The victims in the assassination of Aung San and his cabinet represent a wide range of Burmese (not just Burmese Buddhists), and include a Shan, a Karen, and a Muslim, U Razak, then Minister of Education and Planning. In addition to being Chairman of the Burma Muslim Congress, U Razak was also a chairman of the Anti-Fascist People’s Freedom Party—a political party amalgam of the Communist Party of Burma, the Socialist Party, and Aung San’s National Army. Their policy rejected the partitioning of the nation along community or religious lines. Aung San and the principles he and his government advocated thus remain relevant to the most pressing issues the country faces today.

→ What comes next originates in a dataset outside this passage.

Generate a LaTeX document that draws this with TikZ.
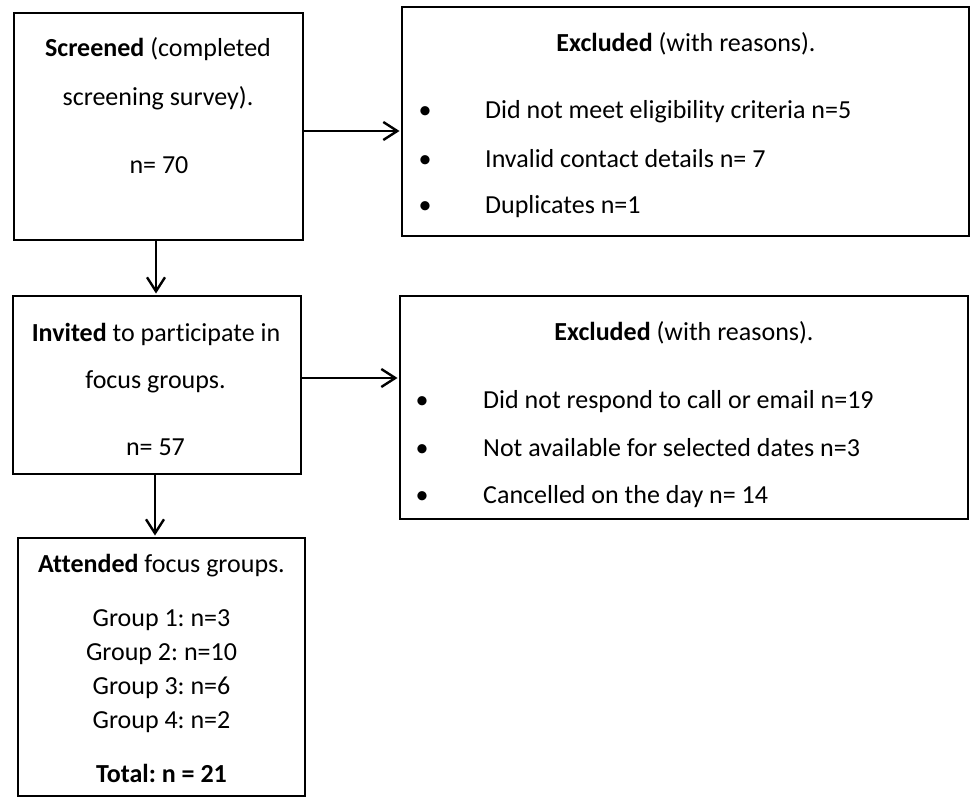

Burmese commemorate Martyrs’ Day in Mandalay

As Burma opens up to the forces of the global market at an accelerating rate, we are reminded of Aung San’s anti-imperialist views that strongly opposed economic exploitation. Before his assassination, he spoke openly against the British and accused them of destabilizing the region in order to protect their interests, a position that many suspect got him killed. The assassination of Aung San led to what Burma’s (or “Myanmar’s”) current president Thein Sein has called “the longest-running set of armed conflicts anywhere in the world.” Many foreign companies, such as China’s state-owned firms, have benefited immensely from the country’s perpetual unrest, and so have the handful of Burmese in and associated with the country’s former military regime. Now that Burma is opening to foreign investment, any multinational that can afford to bid stands to benefit. The problem is that that benefit, at least in the past, has not trickled down.

For example, despite Rakhine (Arakan) State’s plentiful natural resources, the region remains the second poorest in Burma, which is one of the poorest nations in Asia. The government has given the Chinese permission to begin surveying sites for mineral deposits, a move met by resistance from local villagers, whose protests have been suppressed and participators arrested as recently as April. A China-backed petroleum pipeline, slated to begin transporting gas in September, has also elicited grassroots protests.

A combination of the region’s overwhelming poverty, ethnic diversity (the highest concentration of Rohingya in the country, at one point as high as 40%), marginalized Buddhists (Rakhine Buddhists are distinct from the “Burmese Buddhist” majority that rules the nation, and have historically been in conflict with them), as well as adjacency to Bangladesh and the Bay of Bengal came together to create a natural “ground zero” for an outbreak of anti-Muslim violence.

President Thein Sein

But there is hope. Today in Rangoon (Yangon), Burma’s largest city and commercial capital, hundreds took to the streets to mourn the assassination and celebrate the memory of the leader that led the country to independence. Such demonstration was prohibited until the current government (what The Irrawaddy calls the “quasi-civilian government”) came into power in 2011. Martyrs’ Day was declared a holiday following the official independence of the country, and was publicly celebrated until the popular uprising of 1988, at which point the military junta, fearing unrest, barred public gatherings. Now the holiday, and the political spirit that accompanies it, is making a comeback.

Aung San Suu Kyi

On the holiday, in an interview aired earlier, President Thein Sein shocked supporters when he announced that he was not preparing himself to contest the 2015 presidential election, and that he had “no objections” to opposition leader Aung San Suu Kyi, General Secretary of the National League for Democracy, running for office. The former prisoner of conscience will still require a constitutional amendment in order to run for office, as the current law forbids anyone married to a foreigner or who has foreign children from being eligible for office. (Suu Kyi was married to the late British academic Miachael Aris, with whom she had two children, both British.) The challenge of convincing a military-dominant parliament to amend the constitution remains, but if accomplished, Suu Kyi will be the leading candidate for the presidency. On this Martyrs’ Day many are hoping, in the “Golden Land” of Buddhism and beyond, that Aung San Suu Kyi will have the opportunity to continue her father’s legacy.